Tuesday, November 9, 2010

The Boston Comedy Interview: Greg Fitzsimmons, Dear Mrs. Fitzsimmons out today

Greg Fitzsimmons new memoior,
out today.
Greg Fitzsimmons did not grow up in Boston. He grew up on Tarrytown, outside of New York. But the stories he tells in his new book out today, Dear Mrs. Fitzsimmons: Tales of Redemption From An Irish Mailbox, could just as easily have taken place in Charlestown or any number of Boston suburbs, Irish kids causing trouble, terrorizing the neighborhood.

He tells the standard childhood stories – riding a loveseat on wheels into traffic, hanging off a fourth story railing by your knees, having your brother and sister pose as your parents to bail you out of a DUI (this one comes with a picture of Greg and co shortly afterwards, Greg celebrating with a beer). Who hasn’t done that?

If the stories do sound familiar, or you have one to top his, Fitzsimmons has created a Web site, http://www.dearmrsfitzsimmons.com/, for you to share. A few submissions have rolled in already.

Fitzsimmons’ Boston connection didn’t come until college, when he attended Boston University, and began to pursue the career in comedy of which he had always dreamed.

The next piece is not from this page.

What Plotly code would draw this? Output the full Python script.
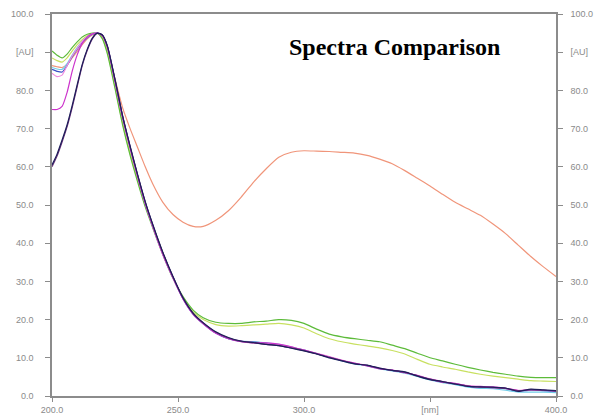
import plotly.graph_objects as go

# Wavelength grid (nm)
wl = [200, 202, 204, 206, 208, 210, 212, 214, 216, 218, 220, 222, 225, 228, 231, 234, 237, 240,
      244, 248, 252, 256, 260, 265, 270, 275, 280, 285, 290, 295, 300, 305, 310, 315, 320, 325,
      330, 335, 340, 345, 350, 355, 360, 365, 370, 375, 380, 385, 390, 395, 400]

orange = [86.5, 86.2, 86.0, 86.8, 88.5, 90.2, 92.0, 93.5, 94.5, 95.0, 93.8, 90.5, 83.0, 75.5, 70.0,
          65.0, 60.0, 55.5, 50.7, 47.5, 45.5, 44.4, 44.4, 46.0, 48.5, 52.0, 56.0, 59.5, 62.5, 63.8,
          64.2, 64.1, 64.0, 63.8, 63.6, 63.0, 62.0, 60.8, 59.0, 57.0, 55.0, 52.8, 50.7, 49.0, 47.3,
          45.0, 42.5, 39.5, 36.5, 33.8, 31.3]

green = [90.3, 89.2, 88.5, 89.5, 91.2, 92.7, 94.0, 94.7, 95.0, 95.0, 93.5, 89.5, 80.5, 71.0, 63.0,
         56.0, 49.5, 44.0, 37.0, 30.8, 26.0, 22.5, 20.5, 19.3, 19.0, 19.0, 19.4, 19.6, 20.0, 19.8,
         19.0, 17.5, 16.2, 15.5, 15.0, 14.6, 14.2, 13.3, 12.4, 11.2, 10.0, 9.2, 8.3, 7.5, 6.8,
         6.2, 5.7, 5.2, 4.9, 4.8, 4.8]

yellowgreen = [88.5, 87.8, 87.4, 88.5, 90.3, 92.0, 93.3, 94.3, 94.9, 95.0, 93.8, 90.0, 81.0, 71.5, 63.5,
               56.5, 50.0, 44.5, 37.5, 31.0, 25.8, 22.0, 20.0, 18.7, 18.3, 18.4, 18.6, 18.8, 19.0, 18.6,
               17.8, 16.3, 15.0, 14.2, 13.6, 13.1, 12.6, 11.9, 11.0, 9.6, 8.3, 7.6, 7.0, 6.3, 5.7,
               5.2, 4.8, 4.4, 4.0, 3.9, 3.8]

pink = [84.5, 83.6, 84.0, 86.5, 89.0, 91.0, 92.8, 94.0, 94.8, 95.0, 94.3, 91.3, 82.5, 73.0, 65.0,
        57.5, 50.5, 44.5, 37.2, 31.0, 25.5, 21.5, 19.0, 16.6, 15.1, 14.4, 14.0, 13.7, 13.4, 12.8,
        12.0, 11.2, 10.3, 9.4, 8.6, 8.0, 7.3, 6.8, 6.2, 5.3, 4.5, 3.8, 3.2, 2.7, 2.3,
        2.2, 2.0, 1.5, 1.6, 1.5, 1.3]

magenta = [75.0, 75.0, 75.8, 79.5, 85.0, 89.3, 92.3, 94.0, 94.8, 95.0, 94.3, 91.2, 82.3, 72.8, 64.8,
           57.3, 50.3, 44.3, 37.0, 30.9, 25.4, 21.4, 18.9, 16.4, 15.0, 14.2, 13.9, 13.9, 13.6, 12.9,
           12.0, 11.1, 10.2, 9.3, 8.6, 7.9, 7.1, 6.8, 6.1, 5.4, 4.4, 3.6, 3.3, 2.6, 2.5,
           2.4, 2.0, 1.4, 1.7, 1.5, 1.4]

purple = [60.0, 62.8, 66.5, 70.5, 75.5, 81.0, 86.5, 90.5, 93.5, 95.0, 94.5, 91.5, 82.8, 73.3, 65.3,
          57.8, 50.8, 44.8, 37.5, 31.2, 25.6, 21.6, 19.1, 16.7, 15.2, 14.3, 13.9, 13.5, 13.2, 12.6,
          11.9, 11.1, 10.1, 9.3, 8.5, 8.0, 7.2, 6.7, 6.2, 5.3, 4.4, 3.7, 3.2, 2.6, 2.3,
          2.2, 2.0, 1.4, 1.6, 1.5, 1.3]

blue = [85.5, 85.0, 84.8, 86.5, 88.8, 90.8, 92.5, 93.8, 94.7, 95.0, 94.4, 91.4, 82.6, 73.2, 65.1,
        57.6, 50.6, 44.6, 37.3, 31.1, 25.5, 21.5, 19.0, 16.5, 15.0, 14.3, 14.1, 13.8, 13.4, 12.7,
        12.0, 11.1, 10.2, 9.3, 8.5, 8.0, 7.2, 6.7, 6.2, 5.3, 4.4, 3.7, 3.2, 2.6, 2.3,
        2.2, 1.9, 1.3, 1.5, 1.4, 1.2]

cyan = [86.0, 85.6, 85.5, 87.0, 89.2, 91.2, 92.8, 94.0, 94.8, 95.0, 94.4, 91.3, 82.5, 73.0, 65.0,
        57.5, 50.5, 44.5, 37.2, 31.0, 25.4, 21.4, 18.9, 16.5, 15.0, 14.4, 14.2, 13.9, 13.5, 12.8,
        12.0, 11.1, 10.2, 9.2, 8.4, 7.9, 7.1, 6.6, 6.0, 5.1, 4.2, 3.5, 3.0, 2.3, 2.0,
        1.9, 1.5, 1.0, 1.0, 1.0, 0.9]

navy = [60.5, 63.3, 67.0, 71.0, 76.0, 81.5, 86.8, 90.8, 93.7, 95.0, 94.5, 91.6, 82.9, 73.4, 65.4,
        57.9, 50.9, 44.9, 37.6, 31.3, 25.7, 21.7, 19.2, 16.8, 15.3, 14.4, 14.0, 13.5, 13.2, 12.5,
        11.8, 11.0, 10.0, 9.2, 8.4, 8.1, 7.3, 6.7, 6.3, 5.2, 4.3, 3.8, 3.1, 2.5, 2.4,
        2.3, 2.1, 1.2, 1.8, 1.6, 1.4]

series = [
    ("Orange", orange, "#F0957A"),
    ("Yellow-green", yellowgreen, "#C8E060"),
    ("Green", green, "#5DBB3A"),
    ("Cyan", cyan, "#70CCE8"),
    ("Blue", blue, "#3A4FC8"),
    ("Pink", pink, "#F08CE0"),
    ("Magenta", magenta, "#CC33CC"),
    ("Purple", purple, "#6A2F7A"),
    ("Navy", navy, "#1E1E5A"),
]

y_ticks = [0, 10, 20, 30, 40, 50, 60, 70, 80, 90, 100]
y_labels = ["0.0", "10.0", "20.0", "30.0", "40.0", "50.0", "60.0", "70.0", "80.0", "[AU]", "100.0"]
x_ticks = [200, 250, 300, 350, 400]
x_labels = ["200.0", "250.0", "300.0", "[nm]", "400.0"]

fig = go.Figure()
for name, vals, col in series:
    fig.add_trace(go.Scatter(x=wl, y=vals, mode="lines", name=name,
                             line=dict(color=col, width=1.2, shape="spline", smoothing=0.6)))
# invisible trace to activate right axis
fig.add_trace(go.Scatter(x=[wl[0]], y=[0], yaxis="y2", mode="markers",
                         marker=dict(opacity=0), showlegend=False, hoverinfo="skip"))

tickfont = dict(family="Liberation Sans, Arial, sans-serif", size=9, color="#8a8a8a")
axcol = "#8c8c8c"

fig.update_layout(
    width=595, height=417,
    margin=dict(l=52, r=39, t=14, b=21, autoexpand=False),
    paper_bgcolor="white", plot_bgcolor="white",
    showlegend=False,
    xaxis=dict(range=[200, 400], tickvals=x_ticks, ticktext=x_labels, ticks="outside",
               ticklen=4, tickcolor=axcol, showline=True, linecolor=axcol, linewidth=1.5,
               mirror=True, showgrid=False, zeroline=False, tickfont=tickfont, automargin=False),
    yaxis=dict(range=[0, 100], tickvals=y_ticks, ticktext=y_labels, ticks="outside",
               ticklen=5, tickcolor=axcol, showline=True, linecolor=axcol, linewidth=1.5,
               showgrid=False, zeroline=False, tickfont=tickfont, ticklabelstandoff=10,
               automargin=False),
    yaxis2=dict(range=[0, 100], tickvals=y_ticks, ticktext=y_labels, ticks="outside",
                ticklen=5, tickcolor=axcol, showline=True, linecolor=axcol, linewidth=1.5,
                overlaying="y", side="right", showgrid=False, zeroline=False,
                tickfont=tickfont, ticklabelstandoff=6, automargin=False),
    annotations=[dict(text="<b>Spectra Comparison</b>", xref="paper", yref="paper",
                      x=0.68, y=0.914, xanchor="center", yanchor="middle", showarrow=False,
                      font=dict(family="Liberation Serif, Times New Roman, serif", size=24,
                                color="black"))],
)

fig.write_html("out.html")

Here he found a lot of like-minded comic hopefuls in a scene packed with talent like Louis CK, David Cross, and Joe Rogan, and veterans like Don Gavin and Ken Rogerson.

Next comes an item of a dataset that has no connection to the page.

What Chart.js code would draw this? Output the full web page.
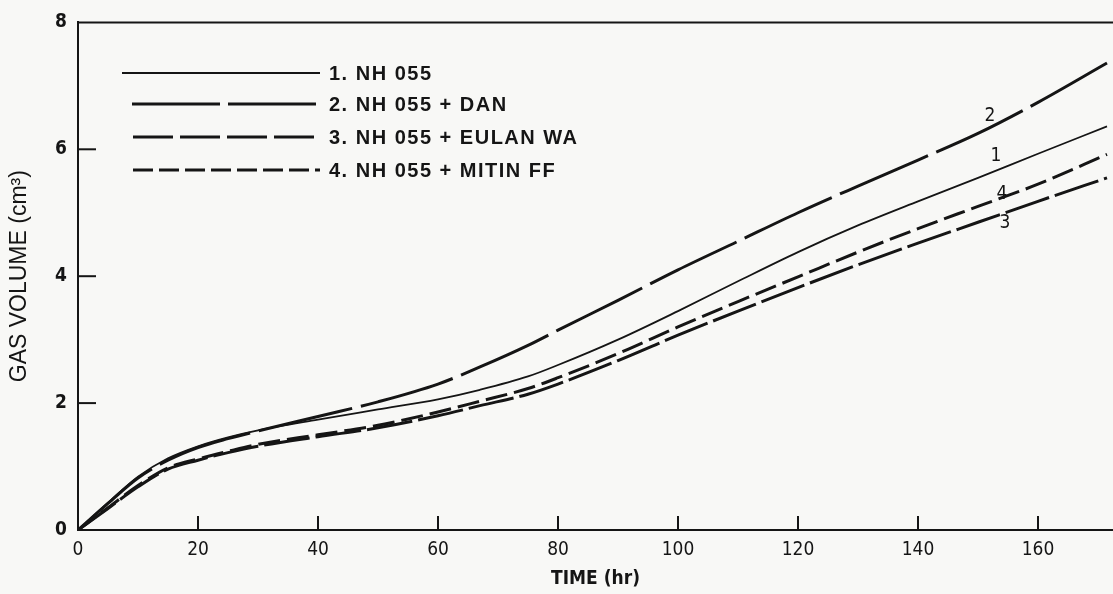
<!DOCTYPE html>
<html>
<head>
<meta charset="utf-8">
<script src="https://cdn.jsdelivr.net/npm/chart.js@4"></script>
<style>
  html, body { margin:0; padding:0; background:#f8f8f6; }
  #wrap { width:1113px; height:594px; }
</style>
</head>
<body>
<div id="wrap"><canvas id="gasChart" width="1113" height="594"></canvas></div>
<script>
/* ===============================
   DATA
================================ */

const hours = [0,5,10,15,20,25,30,40,50,60,67,75,80,90,100,110,120,130,140,150,160,171.5];

const nh055     = [0,0.43,0.84,1.13,1.32,1.46,1.57,1.74,1.90,2.06,2.21,2.42,2.60,3.00,3.45,3.92,4.38,4.80,5.18,5.55,5.93,6.36];
const nh055Dan  = [0,0.42,0.82,1.10,1.30,1.44,1.56,1.79,2.02,2.30,2.57,2.91,3.15,3.62,4.10,4.55,5.00,5.42,5.83,6.25,6.74,7.36];
const nh055Eul  = [0,0.34,0.68,0.96,1.10,1.22,1.32,1.47,1.61,1.80,1.96,2.14,2.30,2.67,3.07,3.45,3.82,4.18,4.52,4.85,5.18,5.55];
const nh055Mit  = [0,0.35,0.70,0.98,1.12,1.24,1.35,1.50,1.65,1.86,2.03,2.23,2.40,2.78,3.20,3.60,3.99,4.38,4.75,5.10,5.45,5.92];

const seriesNames = ["1. NH 055","2. NH 055 + DAN","3. NH 055 + EULAN WA","4. NH 055 + MITIN FF"];
const curveTags   = ["1","2","3","4"];
const tagX        = [153,152,154.5,154];
const tagY        = [5.9,6.53,4.83,5.29];

const xTicks = [0,20,40,60,80,100,120,140,160];
const yTicks = [0,2,4,6,8];

/* ===============================
   STYLE
================================ */

const INK = "#151515";
const dashes = [[], [96,9], [46,6], [22,7]];
const widths = [1.8, 3, 3, 3];
const tickFont = "'Liberation Sans Narrow','DejaVu Sans Condensed','Liberation Sans',sans-serif";

function pts(arr){
  return hours.map((h,i)=>({x:h, y:arr[i]}));
}

const datasets = [nh055, nh055Dan, nh055Eul, nh055Mit].map((arr,i)=>({
  label: seriesNames[i],
  data: pts(arr),
  borderColor: INK,
  borderWidth: widths[i],
  borderDash: dashes[i],
  pointRadius: 0,
  fill: false,
  cubicInterpolationMode: "monotone"
}));

/* axes decorations, legend, curve tags */
const decor = {
  id: "decor",
  afterDatasetsDraw(chart){
    const ctx = chart.ctx;
    const xs = chart.scales.x, ys = chart.scales.y;
    const a = chart.chartArea;
    ctx.save();
    ctx.strokeStyle = INK;
    ctx.lineWidth = 2;
    ctx.setLineDash([]);

    // top frame line
    ctx.beginPath();
    ctx.moveTo(a.left, a.top);
    ctx.lineTo(a.right, a.top);
    ctx.stroke();

    // inward ticks
    xTicks.filter(v=>v>0).forEach(v=>{
      const px = xs.getPixelForValue(v);
      ctx.beginPath();
      ctx.moveTo(px, a.bottom);
      ctx.lineTo(px, a.bottom-14);
      ctx.stroke();
    });
    yTicks.filter(v=>v>0 && v<8).forEach(v=>{
      const py = ys.getPixelForValue(v);
      ctx.beginPath();
      ctx.moveTo(a.left, py);
      ctx.lineTo(a.left+18, py);
      ctx.stroke();
    });

    // legend
    const legY = [73,104,137,170];
    const legX0 = [122,132,133,133];
    ctx.fillStyle = INK;
    ctx.font = "bold 20px 'Liberation Sans', Arial, sans-serif";
    ctx.letterSpacing = "1.5px";
    ctx.textBaseline = "middle";
    seriesNames.forEach((name,i)=>{
      ctx.lineWidth = widths[i];
      ctx.setLineDash(i===1 ? [88,8] : i===2 ? [40,7] : i===3 ? [20,6] : []);
      ctx.beginPath();
      ctx.moveTo(legX0[i], legY[i]);
      ctx.lineTo(320, legY[i]);
      ctx.stroke();
      ctx.fillText(name, 329, legY[i]+1);
    });
    ctx.letterSpacing = "0px";

    // curve numbers
    ctx.setLineDash([]);
    ctx.font = "19px " + tickFont;
    ctx.textAlign = "center";
    curveTags.forEach((t,i)=>{
      ctx.fillText(t, xs.getPixelForValue(tagX[i]), ys.getPixelForValue(tagY[i]));
    });
    ctx.restore();
  }
};

new Chart(document.getElementById("gasChart"),{
  type:"line",
  data:{ datasets },
  plugins:[decor],
  options:{
    responsive:false,
    animation:false,
    layout:{ padding:{ top:14, right:0, left:0, bottom:0 } },
    plugins:{
      legend:{ display:false },
      tooltip:{ enabled:false }
    },
    scales:{
      x:{
        type:"linear",
        min:0, max:172.5,
        afterBuildTicks(s){ s.ticks = xTicks.map(v=>({value:v})); },
        afterFit(s){ s.height = 64; },
        grid:{ display:false, drawTicks:false },
        border:{ color:INK, width:2 },
        ticks:{ color:INK, padding:9, maxRotation:0, font:{ family:tickFont, size:19 } },
        title:{ display:true, text:"TIME (hr)", color:INK, padding:{top:10}, font:{ family:tickFont, size:19, weight:"bold" } }
      },
      y:{
        type:"linear",
        min:0, max:8,
        afterBuildTicks(s){ s.ticks = yTicks.map(v=>({value:v})); },
        afterFit(s){ s.width = 78; },
        grid:{ display:false, drawTicks:false },
        border:{ color:INK, width:2 },
        ticks:{ color:INK, padding:11, font:{ family:tickFont, size:19, weight:"bold" } },
        title:{ display:true, text:"GAS VOLUME (cm³)", color:INK, padding:{top:6}, font:{ family:"'Liberation Sans',sans-serif", size:23 } }
      }
    }
  }
});
</script>
</body>
</html>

That, and most of Fitzsimmons’ life up to the present are chronicled in the book, using disciplinary and otherwise unflattering letters sent to his mothers to mark time, and disposition.

Fitzsimmons won’t get to Boston until January 29 when he hits the Wilbur, so the book will have to hold you until then. I spoke with him by e-mail about the book and his Boston experiences.

I guess my first question should be, given some of the pictures of you dangling from fourth story ledges and drinking outside of a police station after a DUI, how are you still alive?

Alcohol, for the Irish, is like spinach to Popeye (although I have a hunch that since he was a sailor dating a bulimic, he was also a drunk).

Did you change the names of the non-famous folks in the books to protect the innocent?

There was no innocence, but I wanted to make sure there were also no lawsuits. No need to drag others into my own personal parade of embarrassing confessions.

Were there any particular documents you remembered that you really wanted to include in the book?

There were at least three police reports in the local paper about a bike being stolen form my next-door neighbor. I only found one, but in each case it is very possible that I was the thief.

Any responses on http://www.dearmrsfitzsimmons.com/ yet?

They are just starting to come in. I am having a contest where people upload a video of them describing the best letter that was ever sent to their parents. Each week I give away a signed book.

You drew a pretty balanced picture of your family life as a kid, showing the laughter and some of the more emotionally and physicals trying moments. Did you put much time into editing that for tone?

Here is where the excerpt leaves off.